> _TASK OBJECTIVE_: Output the material word for word. Leave each picture out.

+---+

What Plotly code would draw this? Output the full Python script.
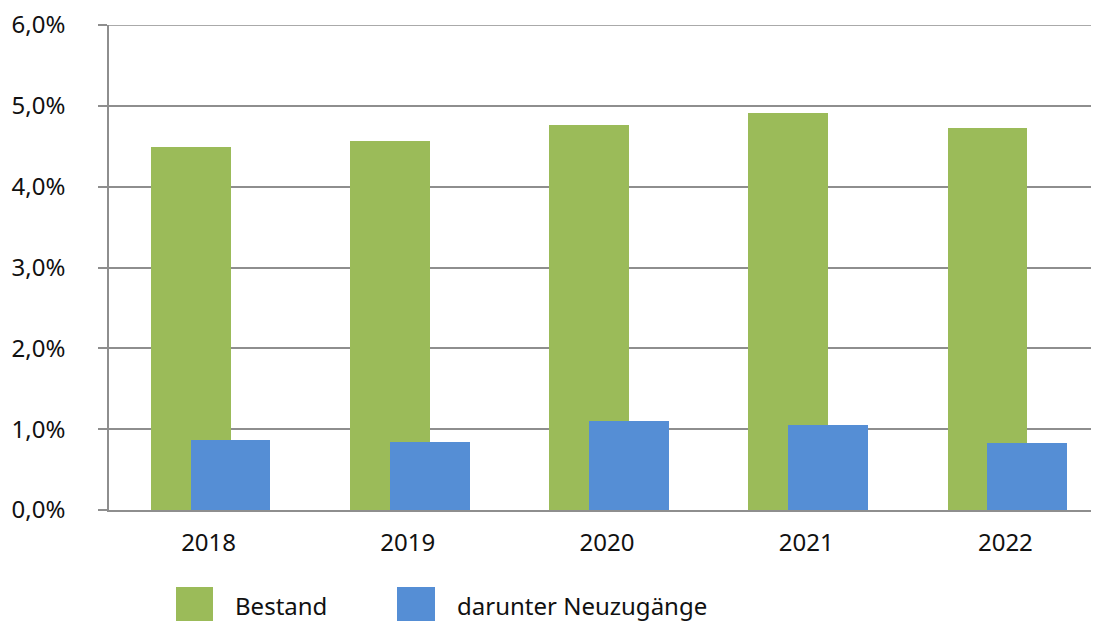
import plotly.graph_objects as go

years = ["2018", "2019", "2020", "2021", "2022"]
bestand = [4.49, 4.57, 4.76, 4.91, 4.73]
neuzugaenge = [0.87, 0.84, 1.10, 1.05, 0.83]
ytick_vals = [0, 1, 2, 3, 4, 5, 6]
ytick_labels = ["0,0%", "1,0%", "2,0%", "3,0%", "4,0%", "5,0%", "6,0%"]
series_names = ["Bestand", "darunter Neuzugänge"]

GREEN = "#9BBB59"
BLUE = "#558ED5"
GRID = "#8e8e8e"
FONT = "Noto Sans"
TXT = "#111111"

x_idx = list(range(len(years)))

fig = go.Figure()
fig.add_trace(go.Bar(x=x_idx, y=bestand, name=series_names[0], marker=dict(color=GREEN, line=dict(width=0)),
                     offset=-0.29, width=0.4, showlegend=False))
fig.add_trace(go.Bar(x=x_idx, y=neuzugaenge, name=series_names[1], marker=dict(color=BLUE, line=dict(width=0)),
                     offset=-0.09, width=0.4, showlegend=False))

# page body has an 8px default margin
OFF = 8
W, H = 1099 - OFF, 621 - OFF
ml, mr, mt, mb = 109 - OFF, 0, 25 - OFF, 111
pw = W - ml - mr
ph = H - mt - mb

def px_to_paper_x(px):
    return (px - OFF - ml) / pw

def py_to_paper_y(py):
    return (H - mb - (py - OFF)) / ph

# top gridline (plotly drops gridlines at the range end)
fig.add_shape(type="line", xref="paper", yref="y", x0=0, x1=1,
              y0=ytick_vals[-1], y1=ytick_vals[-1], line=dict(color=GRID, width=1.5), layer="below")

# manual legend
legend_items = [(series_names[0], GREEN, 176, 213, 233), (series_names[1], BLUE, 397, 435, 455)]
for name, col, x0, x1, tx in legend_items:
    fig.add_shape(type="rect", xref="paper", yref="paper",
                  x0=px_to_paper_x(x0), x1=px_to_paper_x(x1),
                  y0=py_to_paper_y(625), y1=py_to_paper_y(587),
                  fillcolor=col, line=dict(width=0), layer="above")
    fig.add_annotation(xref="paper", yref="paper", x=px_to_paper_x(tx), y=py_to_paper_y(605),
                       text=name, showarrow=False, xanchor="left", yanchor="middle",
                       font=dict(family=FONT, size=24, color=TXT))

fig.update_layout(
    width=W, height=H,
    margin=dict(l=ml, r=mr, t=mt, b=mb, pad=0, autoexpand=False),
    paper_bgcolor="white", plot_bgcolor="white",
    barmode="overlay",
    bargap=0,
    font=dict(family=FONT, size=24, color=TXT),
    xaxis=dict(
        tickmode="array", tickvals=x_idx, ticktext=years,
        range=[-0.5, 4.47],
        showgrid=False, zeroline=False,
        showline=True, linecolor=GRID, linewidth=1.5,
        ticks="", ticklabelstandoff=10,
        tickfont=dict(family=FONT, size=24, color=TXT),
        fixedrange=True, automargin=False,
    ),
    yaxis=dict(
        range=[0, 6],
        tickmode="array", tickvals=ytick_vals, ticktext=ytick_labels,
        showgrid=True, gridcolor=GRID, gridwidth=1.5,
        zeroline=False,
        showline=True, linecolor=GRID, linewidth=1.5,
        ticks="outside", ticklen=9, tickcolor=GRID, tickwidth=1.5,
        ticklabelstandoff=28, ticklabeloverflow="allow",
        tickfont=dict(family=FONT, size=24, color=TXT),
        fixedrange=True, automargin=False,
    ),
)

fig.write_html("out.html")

+---+

> _SOLVED PROBLEM_:
What Plotly code would draw this? Output the full Python script.
import plotly.graph_objects as go

years = ["2018", "2019", "2020", "2021", "2022"]
bestand = [4.49, 4.57, 4.76, 4.91, 4.73]
neuzugaenge = [0.87, 0.84, 1.10, 1.05, 0.83]
ytick_vals = [0, 1, 2, 3, 4, 5, 6]
ytick_labels = ["0,0%", "1,0%", "2,0%", "3,0%", "4,0%", "5,0%", "6,0%"]
series_names = ["Bestand", "darunter Neuzugänge"]

GREEN = "#9BBB59"
BLUE = "#558ED5"
GRID = "#8e8e8e"
FONT = "Noto Sans"
TXT = "#111111"

x_idx = list(range(len(years)))

fig = go.Figure()
fig.add_trace(go.Bar(x=x_idx, y=bestand, name=series_names[0], marker=dict(color=GREEN, line=dict(width=0)),
                     offset=-0.29, width=0.4, showlegend=False))
fig.add_trace(go.Bar(x=x_idx, y=neuzugaenge, name=series_names[1], marker=dict(color=BLUE, line=dict(width=0)),
                     offset=-0.09, width=0.4, showlegend=False))

# page body has an 8px default margin
OFF = 8
W, H = 1099 - OFF, 621 - OFF
ml, mr, mt, mb = 109 - OFF, 0, 25 - OFF, 111
pw = W - ml - mr
ph = H - mt - mb

def px_to_paper_x(px):
    return (px - OFF - ml) / pw

def py_to_paper_y(py):
    return (H - mb - (py - OFF)) / ph

# top gridline (plotly drops gridlines at the range end)
fig.add_shape(type="line", xref="paper", yref="y", x0=0, x1=1,
              y0=ytick_vals[-1], y1=ytick_vals[-1], line=dict(color=GRID, width=1.5), layer="below")

# manual legend
legend_items = [(series_names[0], GREEN, 176, 213, 233), (series_names[1], BLUE, 397, 435, 455)]
for name, col, x0, x1, tx in legend_items:
    fig.add_shape(type="rect", xref="paper", yref="paper",
                  x0=px_to_paper_x(x0), x1=px_to_paper_x(x1),
                  y0=py_to_paper_y(625), y1=py_to_paper_y(587),
                  fillcolor=col, line=dict(width=0), layer="above")
    fig.add_annotation(xref="paper", yref="paper", x=px_to_paper_x(tx), y=py_to_paper_y(605),
                       text=name, showarrow=False, xanchor="left", yanchor="middle",
                       font=dict(family=FONT, size=24, color=TXT))

fig.update_layout(
    width=W, height=H,
    margin=dict(l=ml, r=mr, t=mt, b=mb, pad=0, autoexpand=False),
    paper_bgcolor="white", plot_bgcolor="white",
    barmode="overlay",
    bargap=0,
    font=dict(family=FONT, size=24, color=TXT),
    xaxis=dict(
        tickmode="array", tickvals=x_idx, ticktext=years,
        range=[-0.5, 4.47],
        showgrid=False, zeroline=False,
        showline=True, linecolor=GRID, linewidth=1.5,
        ticks="", ticklabelstandoff=10,
        tickfont=dict(family=FONT, size=24, color=TXT),
        fixedrange=True, automargin=False,
    ),
    yaxis=dict(
        range=[0, 6],
        tickmode="array", tickvals=ytick_vals, ticktext=ytick_labels,
        showgrid=True, gridcolor=GRID, gridwidth=1.5,
        zeroline=False,
        showline=True, linecolor=GRID, linewidth=1.5,
        ticks="outside", ticklen=9, tickcolor=GRID, tickwidth=1.5,
        ticklabelstandoff=28, ticklabeloverflow="allow",
        tickfont=dict(family=FONT, size=24, color=TXT),
        fixedrange=True, automargin=False,
    ),
)

fig.write_html("out.html")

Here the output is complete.